By Anupum Pant
In the year 1518, a woman named Frau Troffea suffered with a very mysterious, contagious and a scary disease. Till date, doctors or science has no explanation on what really was going on in her body and the disease is still named among one of the most bizarre and the most unexplainable diseases ever – The Dance plague of 1518.
In the month of July Frau Troffea came down to a quiet street in the city of Strasbourg, France and started dancing fervently on the street. Even 6 days later, the woman was still dancing. On the 6th day, she probably died out of exhaustion.
But by the time she had stopped, the dancing disease had spread to 34 more people. And by the end of that month there were 400 others who were experiencing this irresistible urge to dance. Dozens died out of exhaustion.
Ironically, doctors and physicians suggested that the cure to this dancing plague would be to dance more. It was literally dance till you drop. Musicians were hired, stages were made for these hoards of dancers.
Similar contagious of these dancing epidemics in other European cities have been recorded in the history at least 10 other times before this. There was one in the year 1374, which the records say, spread to several towns!

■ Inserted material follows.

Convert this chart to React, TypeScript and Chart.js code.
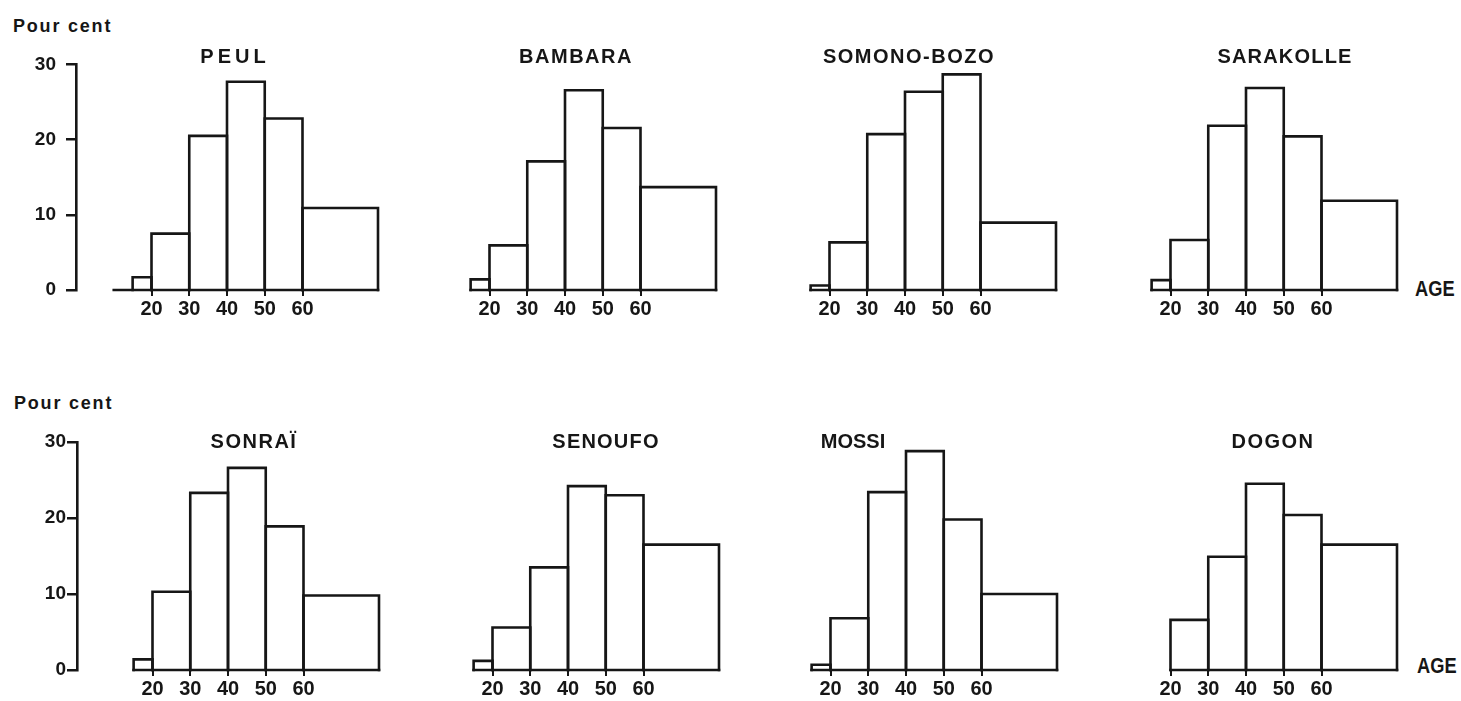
import React, { useEffect, useRef } from "react";
import { Chart, registerables } from "chart.js";
Chart.register(...registerables);

// ---- DATA ----
const ageEdges = [15, 20, 30, 40, 50, 60, 80];
const xTickValues = [20, 30, 40, 50, 60];
const yTickValues = [0, 10, 20, 30];
const groupNames = ["PEUL", "BAMBARA", "SOMONO-BOZO", "SARAKOLLE", "SONRAÏ", "SENOUFO", "MOSSI", "DOGON"];
const peul = [1.7, 7.5, 20.5, 27.7, 22.8, 10.9];
const bambara = [1.4, 5.9, 17.0, 26.4, 21.4, 13.6];
const somonoBozo = [0.6, 6.3, 20.6, 26.2, 28.5, 8.9];
const sarakolle = [1.3, 6.6, 21.7, 26.7, 20.3, 11.8];
const sonrai = [1.4, 10.3, 23.3, 26.6, 18.9, 9.8];
const senoufo = [1.2, 5.6, 13.5, 24.2, 23.0, 16.5];
const mossi = [0.7, 6.8, 23.4, 28.8, 19.8, 10.0];
const dogon = [null, 6.6, 14.9, 24.5, 20.4, 16.5];
const seriesList = [peul, bambara, somonoBozo, sarakolle, sonrai, senoufo, mossi, dogon];
const baselineStart = [10, 15, 15, 15, 15, 15, 15, 20];
const yAxisLabel = "Pour cent";
const xAxisLabel = "AGE";

// ---- LAYOUT ----
const FONT = "'Liberation Sans', Arial, sans-serif";
const INK = "#161616";
const X0 = [[76, 414, 754, 1095], [77, 417, 755, 1095]]; // pixel of age 0
const TOP30 = [63, 442];
const ZERO = [290, 670];
const PLOT_W = 302;
const PAD_TOP = 20;
const XAXIS_H = 36;
const YAXIS_W = 65;
const SIDE = 12;
const titleCX = [235, 576, 909, 1285, 254, 606, 853, 1273];
const titleSpacing = [4, 1.5, 1.5, 1.2, 1.5, 1.2, 0, 1.5];
const titleTop = [46, 431];

function Panel({ idx }: { idx: number }) {
  const ref = useRef<HTMLCanvasElement | null>(null);
  const row = idx < 4 ? 0 : 1;
  const col = idx % 4;
  const first = col === 0;
  const x0 = X0[row][col];
  const plotH = ZERO[row] - TOP30[row];
  const left = first ? x0 - YAXIS_W : x0 - SIDE;
  const width = (first ? YAXIS_W : SIDE) + PLOT_W + SIDE;
  const top = TOP30[row] - PAD_TOP;
  const height = PAD_TOP + plotH + XAXIS_H;

  useEffect(() => {
    const canvas = ref.current;
    if (!canvas) return;
    const style = {
      showLine: true,
      borderColor: INK,
      borderWidth: 2.6,
      pointRadius: 0,
      pointHoverRadius: 0,
      fill: false,
      clip: false as any,
      tension: 0,
      borderJoinStyle: "miter" as const,
      borderCapStyle: "square" as const,
    };
    const values = seriesList[idx];
    const last = ageEdges[ageEdges.length - 1];
    const datasets: any[] = [
      { ...style, data: [{ x: baselineStart[idx], y: 0 }, { x: last, y: 0 }] },
    ];
    values.forEach((v, k) => {
      if (v == null) return;
      const a = ageEdges[k];
      const b = ageEdges[k + 1];
      datasets.push({
        ...style,
        data: [
          { x: a, y: 0 },
          { x: a, y: v },
          { x: b, y: v },
          { x: b, y: 0 },
        ],
      });
    });
    const yScale: any = {
      type: "linear",
      min: 0,
      max: 30,
      display: first,
      afterBuildTicks: (s: any) => {
        s.ticks = yTickValues.map((v) => ({ value: v }));
      },
      grid: { display: true, drawOnChartArea: false, drawTicks: true, tickLength: 10, color: INK, lineWidth: 2.5 },
      border: { display: true, color: INK, width: 2.6 },
      ticks: {
        color: INK,
        font: { family: FONT, size: 19, weight: "bold" },
        padding: row === 0 ? 10 : 1,
        callback: (v: any) => String(v),
      },
    };
    if (first) {
      yScale.afterFit = (s: any) => {
        s.width = YAXIS_W;
      };
    }
    const chart = new Chart(canvas, {
      type: "scatter",
      data: { datasets },
      options: {
        responsive: false,
        animation: false,
        events: [],
        layout: { padding: { top: PAD_TOP, left: first ? 0 : SIDE, right: SIDE, bottom: 0 } },
        plugins: { legend: { display: false }, tooltip: { enabled: false }, title: { display: false } },
        scales: {
          x: {
            type: "linear",
            min: 0,
            max: last,
            afterBuildTicks: (s: any) => {
              s.ticks = xTickValues.map((v) => ({ value: v }));
            },
            afterFit: (s: any) => {
              s.height = XAXIS_H;
            },
            grid: { display: true, drawOnChartArea: false, drawTicks: true, tickLength: 6, color: INK, lineWidth: 2 },
            border: { display: false },
            ticks: {
              color: INK,
              font: { family: FONT, size: 20, weight: "bold" },
              padding: 1,
              maxRotation: 0,
              autoSkip: false,
              callback: (v: any) => String(v),
            },
          },
          y: yScale,
        },
      },
    });
    return () => chart.destroy();
  }, [idx]);

  return (
    <canvas
      ref={ref}
      width={width}
      height={height}
      style={{ position: "absolute", left, top, width, height }}
    />
  );
}

const textBase: React.CSSProperties = {
  position: "absolute",
  fontFamily: FONT,
  color: INK,
  lineHeight: 1,
  whiteSpace: "nowrap",
  fontWeight: "bold",
};

export default function App() {
  return (
    <div style={{ position: "fixed", left: 0, top: 0, width: 1461, height: 701, background: "#fff", overflow: "hidden" }}>
      {groupNames.map((_, i) => (
        <Panel key={i} idx={i} />
      ))}
      {groupNames.map((name, i) => (
        <div
          key={"t" + i}
          style={{
            ...textBase,
            left: titleCX[i],
            top: titleTop[i < 4 ? 0 : 1],
            transform: "translateX(-50%)",
            fontSize: 20,
            letterSpacing: titleSpacing[i],
          }}
        >
          {name}
        </div>
      ))}
      <div style={{ ...textBase, left: 13, top: 17, fontSize: 18, letterSpacing: 1.8 }}>{yAxisLabel}</div>
      <div style={{ ...textBase, left: 14, top: 394, fontSize: 18, letterSpacing: 1.8 }}>{yAxisLabel}</div>
      <div style={{ ...textBase, left: 1415, top: 278, fontSize: 22, transform: "scaleX(0.83)", transformOrigin: "left top" }}>{xAxisLabel}</div>
      <div style={{ ...textBase, left: 1417, top: 655, fontSize: 22, transform: "scaleX(0.83)", transformOrigin: "left top" }}>{xAxisLabel}</div>
    </div>
  );
}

Agreed the story is too old and seems to have become hyped due to repeated story telling, but clearly that isn’t the case because the certainty of the event, is established through a number of independent records.
Why was this happening?
Well, no one knows for sure. The mysterious disease has baffled scientists for years. However, there are of course some weak theories that explain the behaviour of these dancing people.

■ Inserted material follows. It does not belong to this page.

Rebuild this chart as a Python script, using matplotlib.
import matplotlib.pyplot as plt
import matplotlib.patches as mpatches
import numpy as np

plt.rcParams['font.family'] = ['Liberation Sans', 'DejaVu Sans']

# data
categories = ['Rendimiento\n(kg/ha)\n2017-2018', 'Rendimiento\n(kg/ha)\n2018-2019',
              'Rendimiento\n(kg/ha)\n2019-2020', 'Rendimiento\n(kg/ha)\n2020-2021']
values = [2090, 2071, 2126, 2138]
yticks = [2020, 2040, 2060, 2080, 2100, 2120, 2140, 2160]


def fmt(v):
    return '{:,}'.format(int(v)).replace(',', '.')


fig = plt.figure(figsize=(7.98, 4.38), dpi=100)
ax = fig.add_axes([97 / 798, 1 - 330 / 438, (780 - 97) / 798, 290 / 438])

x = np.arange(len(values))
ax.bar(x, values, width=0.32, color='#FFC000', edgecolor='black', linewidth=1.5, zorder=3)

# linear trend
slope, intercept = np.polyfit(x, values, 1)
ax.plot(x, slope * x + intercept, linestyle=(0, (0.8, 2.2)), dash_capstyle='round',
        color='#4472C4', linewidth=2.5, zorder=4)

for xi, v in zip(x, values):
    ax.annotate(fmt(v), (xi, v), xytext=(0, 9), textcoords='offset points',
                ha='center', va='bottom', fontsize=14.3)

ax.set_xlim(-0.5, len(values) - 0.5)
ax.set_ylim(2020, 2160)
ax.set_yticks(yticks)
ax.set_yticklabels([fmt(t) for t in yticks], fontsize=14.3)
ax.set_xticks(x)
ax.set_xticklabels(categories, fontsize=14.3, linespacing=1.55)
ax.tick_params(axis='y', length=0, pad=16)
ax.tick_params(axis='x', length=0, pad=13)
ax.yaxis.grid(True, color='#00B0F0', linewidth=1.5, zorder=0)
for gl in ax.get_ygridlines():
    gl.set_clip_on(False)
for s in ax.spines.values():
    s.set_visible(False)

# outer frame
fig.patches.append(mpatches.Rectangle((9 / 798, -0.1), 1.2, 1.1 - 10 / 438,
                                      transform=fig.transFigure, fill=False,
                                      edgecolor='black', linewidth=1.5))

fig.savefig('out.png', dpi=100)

One theory says that the dancers got high on ergot – A psychotropic fungus that grows on rye and must have reached these people through bread. Since the symptoms associated with ergot poisoning are very similar to what these people were experiencing, it seems like a valid explanation. But there’s almost no chance that ergot poisoning happened…
That is because when a person gets poisoned by this fungus, they start having hallucinations and involuntary muscle contractions. However, the people who were affected by the dancing plague, according the people who had seen this happening, were clearly not willing to dance – which doesn’t happen when you are poisoned by ergot.
Also, these “muscle contractions” they were experiencing weren’t just involuntary contractions that are associated with ergot poisoning. They were moving in a very coordinated manner, actually dancing. Clearly, it wasn’t ergot.
Another possible explanation says that it was out of fear, anxiety and desperation among the people because of the widespread famine and disease in that area during this period. This is presently a widely accepted explanation.
Still, what exactly was happening their brains and what exactly caused it, no one knows.